@calvinj
I think I’m at a point where I’m good. Changing one thing can screw up my entire chain and sound now!
That’s a very good sign. I got there at my previous residence, at least in terms of setting up the equipment I tried. I’ll never know if other components I didn’t try might have done something even better but I was having a great time with what I had. The thing was, there was a LOT of digital settings involved and I was worried about accidentally messing it up, which happened sometimes, causing me to carefully and nervously go over everything to figure out what happened. That’s the good thing about using components that just sound the way you want without any special settings required.

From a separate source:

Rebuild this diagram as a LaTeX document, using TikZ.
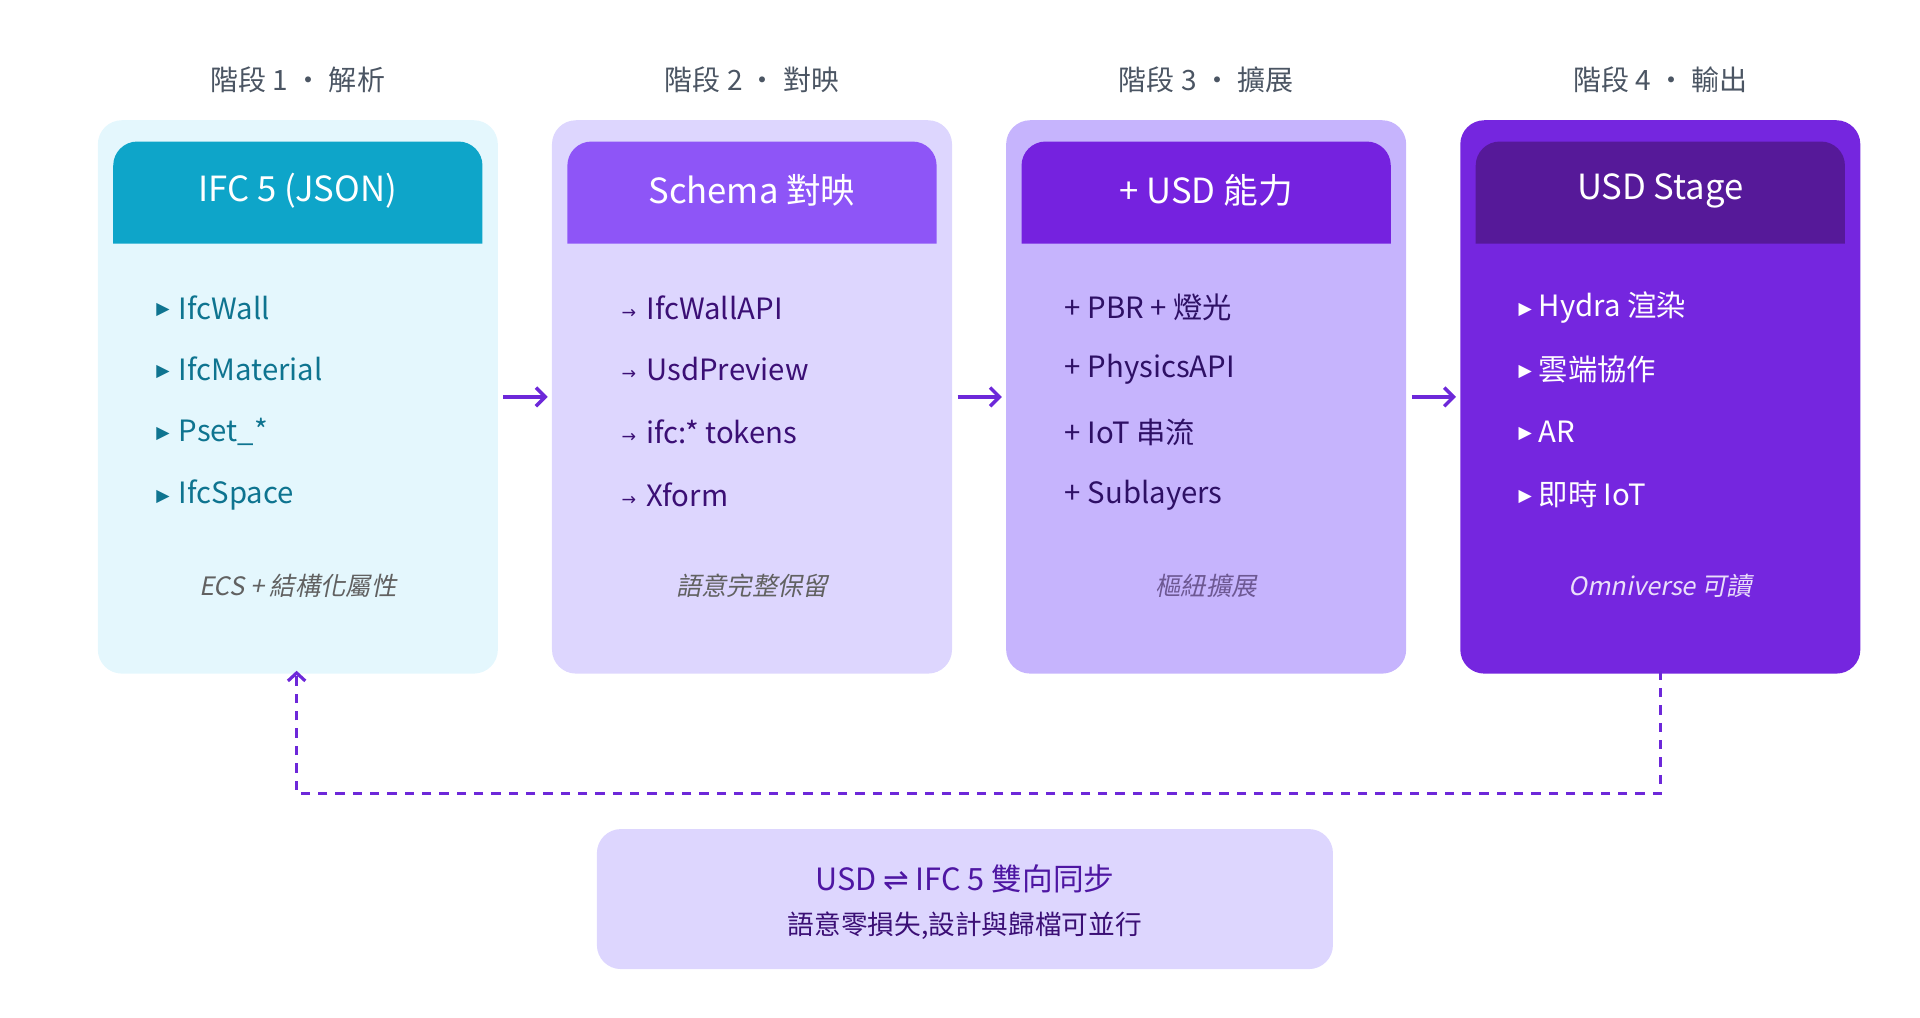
\documentclass[tikz,border=0pt]{standalone}
\usepackage{fontspec}
\setmainfont{Noto Sans CJK TC}[ItalicFont={Noto Sans CJK TC},ItalicFeatures={FakeSlant=0.2}]
\newfontfamily\symf{DejaVu Sans}
\usetikzlibrary{arrows.meta}
\definecolor{hA}{HTML}{0EA5C9}\definecolor{bA}{HTML}{E4F7FD}\definecolor{tA}{HTML}{0E7490}
\definecolor{hB}{HTML}{8E55F7}\definecolor{bB}{HTML}{DDD6FE}\definecolor{tB}{HTML}{3B0F75}
\definecolor{hC}{HTML}{7522DF}\definecolor{bC}{HTML}{C6B4FD}\definecolor{tC}{HTML}{2E1065}
\definecolor{hD}{HTML}{561999}\definecolor{bD}{HTML}{7526DF}\definecolor{tD}{HTML}{FFFFFF}
\definecolor{arc}{HTML}{6D28D9}\definecolor{ttl}{HTML}{4B5563}
\tikzset{
 body/.style={rounded corners=18,minimum width=300,minimum height=415,inner sep=0,draw=none},
 ttl/.style={font=\fontsize{21}{24}\selectfont,text=ttl},
 hdr/.style={font=\fontsize{26}{30}\selectfont,text=white},
 item/.style={anchor=west,font=\fontsize{22}{26}\selectfont,inner sep=0},
 foot/.style={font=\fontsize{19}{22}\selectfont\itshape},
 bul/.style={anchor=east,inner sep=0,font=\symf\fontsize{13}{14}\selectfont},
 arr/.style={draw=arc,line width=2.6pt,-{Straight Barb[length=7pt,width=14pt,line width=2.6pt]}},
}
\begin{document}
\begin{tikzpicture}[x=0.923pt,y=-0.923pt]
\useasboundingbox (0,0) rectangle (1560,827);
\foreach \i/\x/\h/\b/\t/\title in {1/242/hA/bA/tA/{階段 1 • 解析},2/611/hB/bB/tB/{階段 2 • 對映},3/980/hC/bC/tC/{階段 3 • 擴展},4/1349/hD/bD/tD/{階段 4 • 輸出}}{
 \node[body,fill=\b] (box\i) at (\x,322.5) {};
 \fill[\h] (\x-150,198) {[rounded corners=18] -- (\x-150,115) -- (\x+150,115)} -- (\x+150,198) -- cycle;
 \node[ttl] (t\i) at (\x,65) {\title};
}
\node[hdr] (h1) at (242,155) {IFC 5 (JSON)};
\node[hdr] (h2) at (611,155) {Schema 對映};
\node[hdr] (h3) at (980,155) {+ USD 能力};
\node[hdr] (h4) at (1349,155) {USD Stage};
% box 1
\foreach \y/\s [count=\k] in {250/IfcWall,300/IfcMaterial,351/Pset\_*,402/IfcSpace}{
 \node[item,text=tA] (a\k) at (145,\y) {\s};
 \node[bul,text=tA] (ab\k) at (138,\y+2) {▶};
}
\foreach \y/\s [count=\k] in {250/IfcWallAPI,300/UsdPreview,351/ifc:* tokens,402/Xform / Scope}{
 \node[item,text=tB] (b\k) at (525,\y) {\s};
 \node[bul,text=tB] (bb\k) at (517,\y+5) {→};
}
\foreach \y/\s [count=\k] in {250/+ PBR + 燈光,300/+ PhysicsAPI,351/+ IoT 串流,402/+ Sublayers}{
 \node[item,text=tC] (c\k) at (865,\y) {\s};
}
\foreach \y/\s [count=\k] in {250/Hydra 渲染,300/雲端協作,351/AR/VR 體驗,402/即時 IoT}{
 \node[item,text=tD] (d\k) at (1250,\y) {\s};
 \node[bul,text=tD] (db\k) at (1245,\y+2) {▶};
}
\node[foot,text=black!62] (f1) at (242,476) {ECS + 結構化屬性};
\node[foot,text=black!62] (f2) at (611,476) {語意完整保留};
\node[foot,text=tC!70] (f3) at (980,476) {樞紐擴展};
\node[foot,text=white!85!hC] (f4) at (1349,476) {Omniverse 可讀};
\draw[arr,shorten <=4pt,shorten >=3pt] (box1) -- (box2);
\draw[arr,shorten <=4pt,shorten >=3pt] (box2) -- (box3);
\draw[arr,shorten <=4pt,shorten >=3pt] (box3) -- (box4);
\coordinate (ds) at (1349,545);
\coordinate (de) at (241,545);
\draw[arc,line width=2.4pt,dash pattern=on 7pt off 6pt,-{Straight Barb[length=6pt,width=13pt,line width=2.4pt]}] (ds) -- (1349,645) -- (241,645) -- (de);
\node[fill=bB,rounded corners=18,minimum width=552,minimum height=105,inner sep=0] (sync) at (784,730.5) {};
\node[font=\fontsize{23}{26}\selectfont,text=hD!90!blue] (s1) at (784,714) {USD {\symf ⇌} IFC 5 雙向同步};
\node[font=\fontsize{20}{24}\selectfont,text=tB] (s2) at (784,752) {語意零損失,設計與歸檔可並行};
\end{tikzpicture}
\end{document}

My setup at my new house is quite a bit different, but still has a LOT of settings I have to make sure stay put. Fortunately there is no longer a front control panel that I or a toddler nephew can mess with and inadvertently screw things up.
@mahgister
I’m with you on the crosstalk reduction. I haven’t heard BACCH, but I’ve set up the physical crosstalk barriers and had my mind blown, and now I’m using my own 3 speaker array method to deal with comb filtering caused by interaural crosstalk. This is my main area of audiophile interest now. Interaural crosstalk is the 600lb gorilla in the room to my ears. 2 speakers playing across your head without some kind of electronic or physical hardware to reduce crosstalk is a seriously compromised setup for anything other than sounds panned hard left to one speaker or the other, and I don’t think there’s any way to correct it with recording methods or mixing/mastering - unless some kind of crosstalk reduction is mixed into the recording - which means it’ll only work in very specific listening configurations. Multi-channel recordings with 5.1 or 7.1 setups bring their own headaches, although I think those could be solved with a specially designed room, but only if the people who mix the recordings properly take advantage of what’s there. I know that many feel it’s a non-issue. Hence, Sonus Faber just put out a 2 channel speaker system for $750,000. You wouldn’t put that much into a system if you thought it was inherently flawed, I wouldn’t think.